Every line of the material is to be quoted verbatim, minus the pictures.
______
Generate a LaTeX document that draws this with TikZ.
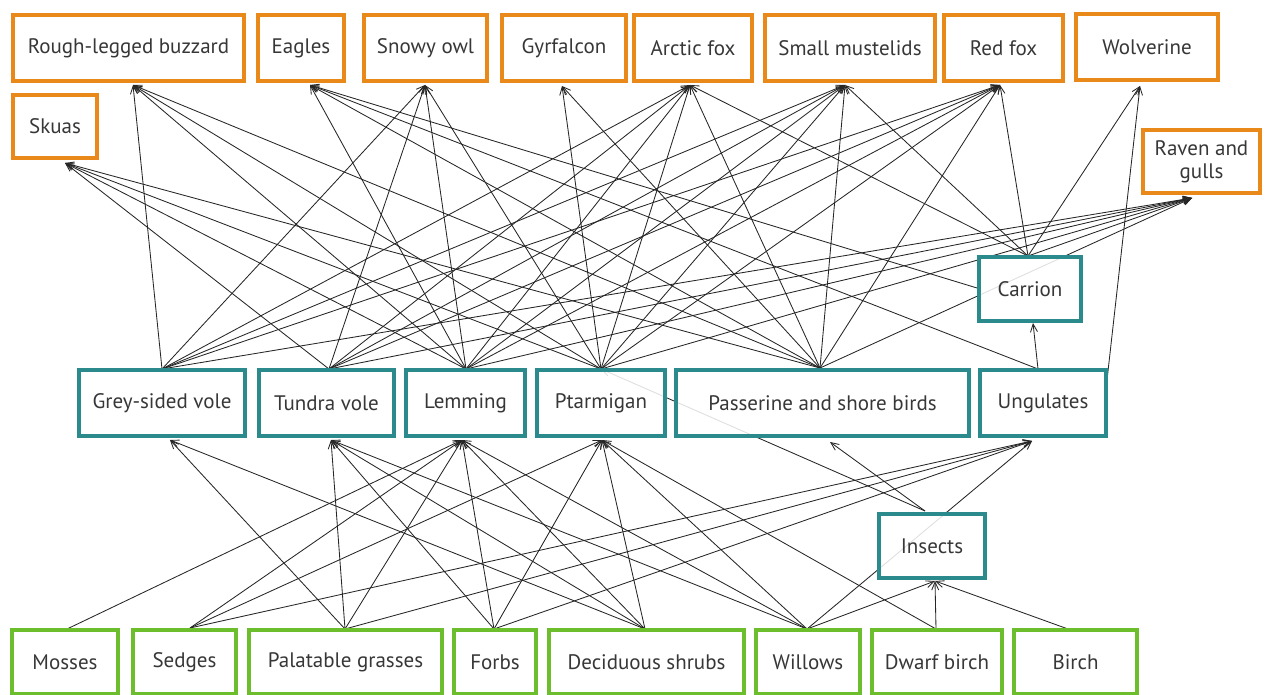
\documentclass[tikz,border=0pt]{standalone}
\usepackage{fontspec}
\setmainfont{PT Sans}
\usetikzlibrary{arrows.meta}
\definecolor{orng}{RGB}{232,137,26}
\definecolor{tealb}{RGB}{42,138,140}
\definecolor{grn}{RGB}{108,190,45}
\definecolor{txt}{RGB}{55,55,55}
\pgfdeclarelayer{bg}
\pgfsetlayers{bg,main}
\begin{document}
\begin{tikzpicture}[x=1pt,y=-1pt,
  box/.style={draw, line width=4pt, fill=white, fill opacity=0.85, text opacity=1,
    inner sep=0pt, font=\fontsize{21}{23}\selectfont, text=txt, align=center},
  pred/.style={box, draw=orng},
  herb/.style={box, draw=tealb},
  plant/.style={box, draw=grn},
  link/.style={-{Straight Barb[length=8pt,width=7pt]}, line width=0.85pt, draw=black!85},
]
\useasboundingbox (0,0) rectangle (1268,695);
% top predators
\node[pred, minimum width=231pt, minimum height=66pt] (rlb) at (128.5,48) {Rough-legged buzzard};
\node[pred, minimum width=86pt, minimum height=66pt] (eag) at (301,48) {Eagles};
\node[pred, minimum width=123pt, minimum height=66pt] (sno) at (425.5,48) {Snowy owl};
\node[pred, minimum width=124pt, minimum height=66pt] (gyr) at (564,48) {Gyrfalcon};
\node[pred, minimum width=118pt, minimum height=66pt] (af) at (693,48) {Arctic fox};
\node[pred, minimum width=170pt, minimum height=66pt] (sm) at (850,48) {Small mustelids};
\node[pred, minimum width=119pt, minimum height=66pt] (rf) at (1003.5,48) {Red fox};
\node[pred, minimum width=142pt, minimum height=66pt] (wol) at (1147,47) {Wolverine};
\node[pred, minimum width=84pt, minimum height=63pt] (sku) at (55,126.5) {Skuas};
\node[pred, minimum width=117pt, minimum height=63pt] (rav) at (1201.5,161.5) {Raven and\\gulls};
% herbivores
\node[herb, minimum width=166pt, minimum height=66pt] (gsv) at (162,403) {Grey-sided vole};
\node[herb, minimum width=135pt, minimum height=66pt] (tv) at (326.5,403) {Tundra vole};
\node[herb, minimum width=119pt, minimum height=66pt] (lem) at (465.5,403) {Lemming};
\node[herb, minimum width=128pt, minimum height=66pt] (pta) at (601,403) {Ptarmigan};
\node[herb, minimum width=293pt, minimum height=66pt] (ps) at (822.5,403) {Passerine and shore birds};
\node[herb, minimum width=126pt, minimum height=66pt] (ung) at (1043,403) {Ungulates};
\node[herb, minimum width=102pt, minimum height=64pt] (car) at (1030,289) {Carrion};
\node[herb, minimum width=106pt, minimum height=64pt] (ins) at (932,546) {Insects};
% plants
\node[plant, minimum width=106pt, minimum height=64pt] (mos) at (65,662) {Mosses};
\node[plant, minimum width=103pt, minimum height=64pt] (sed) at (184.5,662) {Sedges};
\node[plant, minimum width=193pt, minimum height=64pt] (pg) at (345.5,662) {Palatable grasses};
\node[plant, minimum width=82pt, minimum height=64pt] (for) at (495,662) {Forbs};
\node[plant, minimum width=195pt, minimum height=64pt] (ds) at (646.5,662) {Deciduous shrubs};
\node[plant, minimum width=104pt, minimum height=64pt] (wil) at (808,662) {Willows};
\node[plant, minimum width=130pt, minimum height=64pt] (db) at (937,662) {Dwarf birch};
\node[plant, minimum width=123pt, minimum height=64pt] (bir) at (1075.5,662) {Birch};
% ports
\coordinate (rlbP) at (133,85);
\coordinate (eagP) at (310,85);
\coordinate (snoP) at (425,85);
\coordinate (gyrP) at (562,86);
\coordinate (afP) at (690,85);
\coordinate (smP) at (845,85);
\coordinate (rfP) at (1000,85);
\coordinate (wolP) at (1140,86);
\coordinate (skuP) at (65,163);
\coordinate (ravP) at (1192,198);
\coordinate (gsvT) at (162,369);
\coordinate (tvT) at (329,369);
\coordinate (lemT) at (466,369);
\coordinate (ptaT) at (601,369);
\coordinate (psT) at (820,368);
\coordinate (ungT) at (1038,369);
\coordinate (ungR) at (1107,380);
\coordinate (carT) at (1028,256);
\coordinate (carL) at (977,288);
\coordinate (carB) at (1033,323);
\coordinate (gsvB) at (170,440);
\coordinate (tvB) at (331,440);
\coordinate (lemB) at (462,440);
\coordinate (ptaB) at (602,440);
\coordinate (psB) at (830,442);
\coordinate (ungB) at (1032,441);
\coordinate (insB) at (935,581);
\coordinate (insT) at (925,511);
\coordinate (mosT) at (67,629);
\coordinate (sedT) at (190,628);
\coordinate (pgT) at (345,629);
\coordinate (forT) at (494,629);
\coordinate (dsT) at (645,629);
\coordinate (wilT) at (807,629);
\coordinate (dbT) at (936,629);
\coordinate (birT) at (1068,629);
\begin{pgfonlayer}{bg}
% upper web
\foreach \s in {gsvT,lemT,ptaT,psT} \draw[link] (\s) -- (rlbP);
\foreach \s in {tvT,lemT,ptaT,psT} \draw[link] (\s) -- (skuP);
\foreach \s in {lemT,psT,ungT,carL} \draw[link] (\s) -- (eagP);
\foreach \s in {gsvT,tvT,lemT,ptaT} \draw[link] (\s) -- (snoP);
\foreach \s in {ptaT,psT} \draw[link] (\s) -- (gyrP);
\foreach \s in {gsvT,tvT,lemT,ptaT,psT,carT} \draw[link] (\s) -- (afP);
\foreach \s in {gsvT,tvT,lemT,ptaT,psT,carT} \draw[link] (\s) -- (smP);
\foreach \s in {gsvT,tvT,lemT,ptaT,psT,carT} \draw[link] (\s) -- (rfP);
\foreach \s in {ungR,carT} \draw[link] (\s) -- (wolP);
\foreach \s in {gsvT,tvT,lemT,ptaT,psT,carT} \draw[link] (\s) -- (ravP);
\draw[link] (ungT) -- (carB);
\draw[link] (insT) -- (ptaT);
% lower web
\draw[link] (mosT) -- (lemB);
\foreach \s in {sedT,pgT,forT,dsT,wilT} \draw[link] (\s) -- (lemB);
\foreach \s in {pgT,dsT} \draw[link] (\s) -- (gsvB);
\foreach \s in {pgT,forT,dsT,wilT} \draw[link] (\s) -- (tvB);
\foreach \s in {sedT,forT,dsT,wilT,dbT} \draw[link] (\s) -- (ptaB);
\draw[link] (insT) -- (psB);
\foreach \s in {sedT,pgT,forT,wilT} \draw[link] (\s) -- (ungB);
\foreach \s in {wilT,dbT,birT} \draw[link] (\s) -- (insB);
\end{pgfonlayer}
\end{tikzpicture}
\end{document}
______
=== TASK RESULT ===
Generate a LaTeX document that draws this with TikZ.
\documentclass[tikz,border=0pt]{standalone}
\usepackage{fontspec}
\setmainfont{PT Sans}
\usetikzlibrary{arrows.meta}
\definecolor{orng}{RGB}{232,137,26}
\definecolor{tealb}{RGB}{42,138,140}
\definecolor{grn}{RGB}{108,190,45}
\definecolor{txt}{RGB}{55,55,55}
\pgfdeclarelayer{bg}
\pgfsetlayers{bg,main}
\begin{document}
\begin{tikzpicture}[x=1pt,y=-1pt,
  box/.style={draw, line width=4pt, fill=white, fill opacity=0.85, text opacity=1,
    inner sep=0pt, font=\fontsize{21}{23}\selectfont, text=txt, align=center},
  pred/.style={box, draw=orng},
  herb/.style={box, draw=tealb},
  plant/.style={box, draw=grn},
  link/.style={-{Straight Barb[length=8pt,width=7pt]}, line width=0.85pt, draw=black!85},
]
\useasboundingbox (0,0) rectangle (1268,695);
% top predators
\node[pred, minimum width=231pt, minimum height=66pt] (rlb) at (128.5,48) {Rough-legged buzzard};
\node[pred, minimum width=86pt, minimum height=66pt] (eag) at (301,48) {Eagles};
\node[pred, minimum width=123pt, minimum height=66pt] (sno) at (425.5,48) {Snowy owl};
\node[pred, minimum width=124pt, minimum height=66pt] (gyr) at (564,48) {Gyrfalcon};
\node[pred, minimum width=118pt, minimum height=66pt] (af) at (693,48) {Arctic fox};
\node[pred, minimum width=170pt, minimum height=66pt] (sm) at (850,48) {Small mustelids};
\node[pred, minimum width=119pt, minimum height=66pt] (rf) at (1003.5,48) {Red fox};
\node[pred, minimum width=142pt, minimum height=66pt] (wol) at (1147,47) {Wolverine};
\node[pred, minimum width=84pt, minimum height=63pt] (sku) at (55,126.5) {Skuas};
\node[pred, minimum width=117pt, minimum height=63pt] (rav) at (1201.5,161.5) {Raven and\\gulls};
% herbivores
\node[herb, minimum width=166pt, minimum height=66pt] (gsv) at (162,403) {Grey-sided vole};
\node[herb, minimum width=135pt, minimum height=66pt] (tv) at (326.5,403) {Tundra vole};
\node[herb, minimum width=119pt, minimum height=66pt] (lem) at (465.5,403) {Lemming};
\node[herb, minimum width=128pt, minimum height=66pt] (pta) at (601,403) {Ptarmigan};
\node[herb, minimum width=293pt, minimum height=66pt] (ps) at (822.5,403) {Passerine and shore birds};
\node[herb, minimum width=126pt, minimum height=66pt] (ung) at (1043,403) {Ungulates};
\node[herb, minimum width=102pt, minimum height=64pt] (car) at (1030,289) {Carrion};
\node[herb, minimum width=106pt, minimum height=64pt] (ins) at (932,546) {Insects};
% plants
\node[plant, minimum width=106pt, minimum height=64pt] (mos) at (65,662) {Mosses};
\node[plant, minimum width=103pt, minimum height=64pt] (sed) at (184.5,662) {Sedges};
\node[plant, minimum width=193pt, minimum height=64pt] (pg) at (345.5,662) {Palatable grasses};
\node[plant, minimum width=82pt, minimum height=64pt] (for) at (495,662) {Forbs};
\node[plant, minimum width=195pt, minimum height=64pt] (ds) at (646.5,662) {Deciduous shrubs};
\node[plant, minimum width=104pt, minimum height=64pt] (wil) at (808,662) {Willows};
\node[plant, minimum width=130pt, minimum height=64pt] (db) at (937,662) {Dwarf birch};
\node[plant, minimum width=123pt, minimum height=64pt] (bir) at (1075.5,662) {Birch};
% ports
\coordinate (rlbP) at (133,85);
\coordinate (eagP) at (310,85);
\coordinate (snoP) at (425,85);
\coordinate (gyrP) at (562,86);
\coordinate (afP) at (690,85);
\coordinate (smP) at (845,85);
\coordinate (rfP) at (1000,85);
\coordinate (wolP) at (1140,86);
\coordinate (skuP) at (65,163);
\coordinate (ravP) at (1192,198);
\coordinate (gsvT) at (162,369);
\coordinate (tvT) at (329,369);
\coordinate (lemT) at (466,369);
\coordinate (ptaT) at (601,369);
\coordinate (psT) at (820,368);
\coordinate (ungT) at (1038,369);
\coordinate (ungR) at (1107,380);
\coordinate (carT) at (1028,256);
\coordinate (carL) at (977,288);
\coordinate (carB) at (1033,323);
\coordinate (gsvB) at (170,440);
\coordinate (tvB) at (331,440);
\coordinate (lemB) at (462,440);
\coordinate (ptaB) at (602,440);
\coordinate (psB) at (830,442);
\coordinate (ungB) at (1032,441);
\coordinate (insB) at (935,581);
\coordinate (insT) at (925,511);
\coordinate (mosT) at (67,629);
\coordinate (sedT) at (190,628);
\coordinate (pgT) at (345,629);
\coordinate (forT) at (494,629);
\coordinate (dsT) at (645,629);
\coordinate (wilT) at (807,629);
\coordinate (dbT) at (936,629);
\coordinate (birT) at (1068,629);
\begin{pgfonlayer}{bg}
% upper web
\foreach \s in {gsvT,lemT,ptaT,psT} \draw[link] (\s) -- (rlbP);
\foreach \s in {tvT,lemT,ptaT,psT} \draw[link] (\s) -- (skuP);
\foreach \s in {lemT,psT,ungT,carL} \draw[link] (\s) -- (eagP);
\foreach \s in {gsvT,tvT,lemT,ptaT} \draw[link] (\s) -- (snoP);
\foreach \s in {ptaT,psT} \draw[link] (\s) -- (gyrP);
\foreach \s in {gsvT,tvT,lemT,ptaT,psT,carT} \draw[link] (\s) -- (afP);
\foreach \s in {gsvT,tvT,lemT,ptaT,psT,carT} \draw[link] (\s) -- (smP);
\foreach \s in {gsvT,tvT,lemT,ptaT,psT,carT} \draw[link] (\s) -- (rfP);
\foreach \s in {ungR,carT} \draw[link] (\s) -- (wolP);
\foreach \s in {gsvT,tvT,lemT,ptaT,psT,carT} \draw[link] (\s) -- (ravP);
\draw[link] (ungT) -- (carB);
\draw[link] (insT) -- (ptaT);
% lower web
\draw[link] (mosT) -- (lemB);
\foreach \s in {sedT,pgT,forT,dsT,wilT} \draw[link] (\s) -- (lemB);
\foreach \s in {pgT,dsT} \draw[link] (\s) -- (gsvB);
\foreach \s in {pgT,forT,dsT,wilT} \draw[link] (\s) -- (tvB);
\foreach \s in {sedT,forT,dsT,wilT,dbT} \draw[link] (\s) -- (ptaB);
\draw[link] (insT) -- (psB);
\foreach \s in {sedT,pgT,forT,wilT} \draw[link] (\s) -- (ungB);
\foreach \s in {wilT,dbT,birT} \draw[link] (\s) -- (insB);
\end{pgfonlayer}
\end{tikzpicture}
\end{document}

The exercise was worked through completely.